Open
Description
Can anyone help me?
I used WanX's diffusers and used apply_group_offloading according to url: https://huggingface.co/docs/diffusers/main/en/optimization/memory.
The code is as follows:
image_encoder = CLIPVisionModel.from_pretrained(local_model_path, subfolder="image_encoder", torch_dtype=torch.float32)
vae = AutoencoderKLWan.from_pretrained(local_model_path, subfolder="vae", torch_dtype=torch.float32)
scheduler_b = UniPCMultistepScheduler(prediction_type="flow_prediction", use_flow_sigmas=True, flow_shift=5.0)
pipe = WanImageToVideoPipeline.from_pretrained(local_model_path, vae=vae, image_encoder=image_encoder, scheduler=scheduler_b, torch_dtype=torch.bfloat16)
pipe.transformer.enable_group_offload(onload_device=torch.device("cuda"), offload_device=torch.device("cpu"), offload_type="block_level", num_blocks_per_group=1, use_stream=True)
apply_group_offloading(pipe.text_encoder, onload_device=torch.device("cuda"), offload_type="block_level", num_blocks_per_group=1, use_stream=True)
apply_group_offloading(pipe.vae, onload_device=torch.device("cuda"), offload_type="block_level", num_blocks_per_group=1, use_stream=True)
apply_group_offloading(pipe.image_encoder, onload_device=torch.device("cuda"), offload_type="block_level", num_blocks_per_group=1, use_stream=True)
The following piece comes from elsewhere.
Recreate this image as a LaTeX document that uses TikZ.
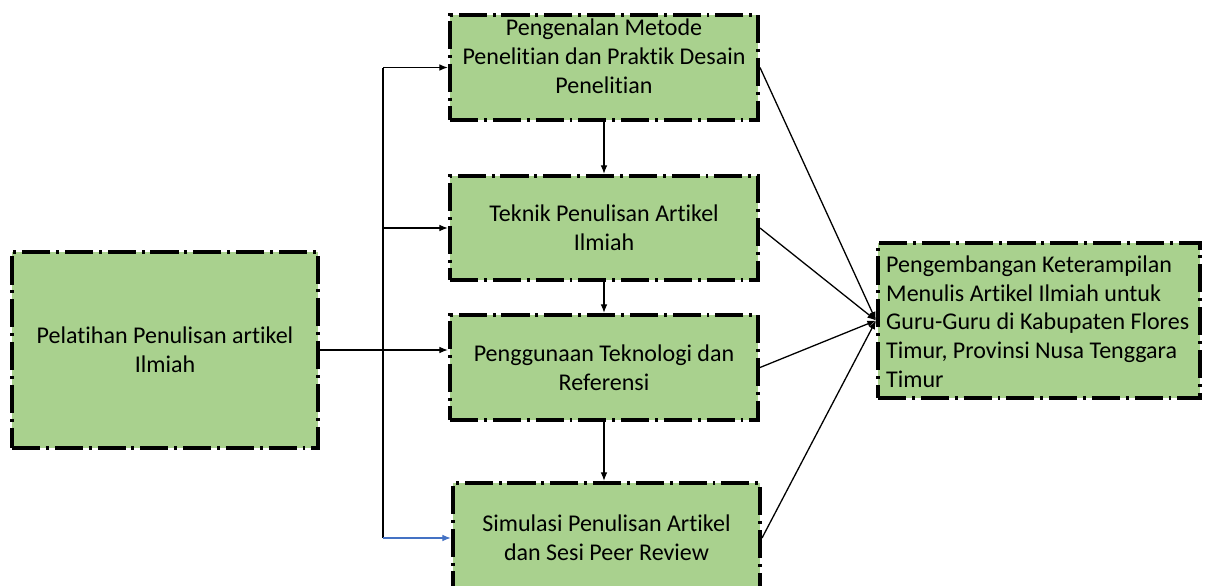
\documentclass[tikz,border=0pt]{standalone}
\usepackage{fontspec}
\setmainfont{Carlito}[Ligatures=NoCommon]
\usepackage{xcolor}
\usetikzlibrary{arrows.meta, positioning}
\definecolor{boxgreen}{HTML}{A9D18E}
\definecolor{linkblue}{HTML}{4472C4}

\begin{document}
\begin{tikzpicture}[
        x=0.03cm, y=-0.03cm,
        font=\fontsize{20.5}{24.5}\selectfont,
        box/.style={draw, line width=3.4pt,
            dash pattern=on 24pt off 5pt on 2.5pt off 5pt,
            fill=boxgreen, align=center, inner sep=2pt},
        arr/.style={-{Latex[length=2.6mm, width=2mm]}, line width=1.1pt},
    ]
        \useasboundingbox (0,0) rectangle (1208,585);

        % input box
        \node[box, minimum width=9.18cm, minimum height=5.88cm] (pel) at (165,350)
            {Pelatihan Penulisan artikel\\Ilmiah};

        % middle column
        \node[box, minimum width=9.24cm, minimum height=3.15cm] (met) at (604,67.5) {};
        \node[align=center, inner sep=0pt] (mettxt) at ([yshift=0.34cm]met.center)
            {Pengenalan Metode\\Penelitian dan Praktik Desain\\Penelitian};
        \node[box, minimum width=9.24cm, minimum height=3.12cm] (tek) at (604,228)
            {Teknik Penulisan Artikel\\Ilmiah};
        \node[box, minimum width=9.24cm, minimum height=3.15cm] (pen) at (604,367.5)
            {Penggunaan Teknologi dan\\Referensi};
        \node[box, minimum width=9.21cm, minimum height=3.3cm] (sim) at (606.5,538)
            {Simulasi Penulisan Artikel\\dan Sesi Peer Review};

        % output box
        \node[box, minimum width=9.66cm, minimum height=4.65cm] (pkt) at (1039,320.5) {};
        \node[align=left, anchor=west, inner sep=0pt] (pkttxt) at ([xshift=0.3cm, yshift=-0.03cm]pkt.west)
            {Pengembangan Keterampilan\\Menulis Artikel Ilmiah untuk\\Guru-Guru di Kabupaten Flores\\Timur, Provinsi Nusa Tenggara\\Timur};

        % branching from the input box
        \coordinate (top) at (383,0 |- met.west);
        \coordinate (bot) at (383,0 |- sim.west);
        \draw[line width=1.1pt] (top) -- (bot);
        \draw[arr] (pel.east) -- (pel.east -| pen.west);
        \draw[arr] (top) -- (met.west);
        \draw[arr] (top |- tek.west) -- (tek.west);
        \draw[arr, linkblue] (bot) -- (sim.west);

        % steps down the column
        \draw[arr] (met.south) -- (tek.north);
        \draw[arr] (tek.south) -- (pen.north);
        \draw[arr] (pen.south) -- (pen.south |- sim.north);

        % all steps feed the outcome
        \draw[arr] (met.east) -- (pkt.west);
        \draw[arr] (tek.east) -- (pkt.west);
        \draw[arr] (pen.east) -- (pkt.west);
        \draw[arr] (sim.east) -- (pkt.west);
    \end{tikzpicture}
\end{document}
Then print the device information:
Before apply_offload: text_encoder device: cpu transformer device: cpu vae device: cpu image_encoder device: cpu start to group_offload_block_1_stream After apply_offload: text_encoder device: cpu transformer device: cpu vae device: cpu image_encoder device: cpu
Finally, an exception is thrown:
return F.conv3d( ^^^^^^^^^ RuntimeError: Input type (torch.cuda.FloatTensor) and weight type (torch.FloatTensor) should be the same
Does anyone know how to fix this? Thanks a lot.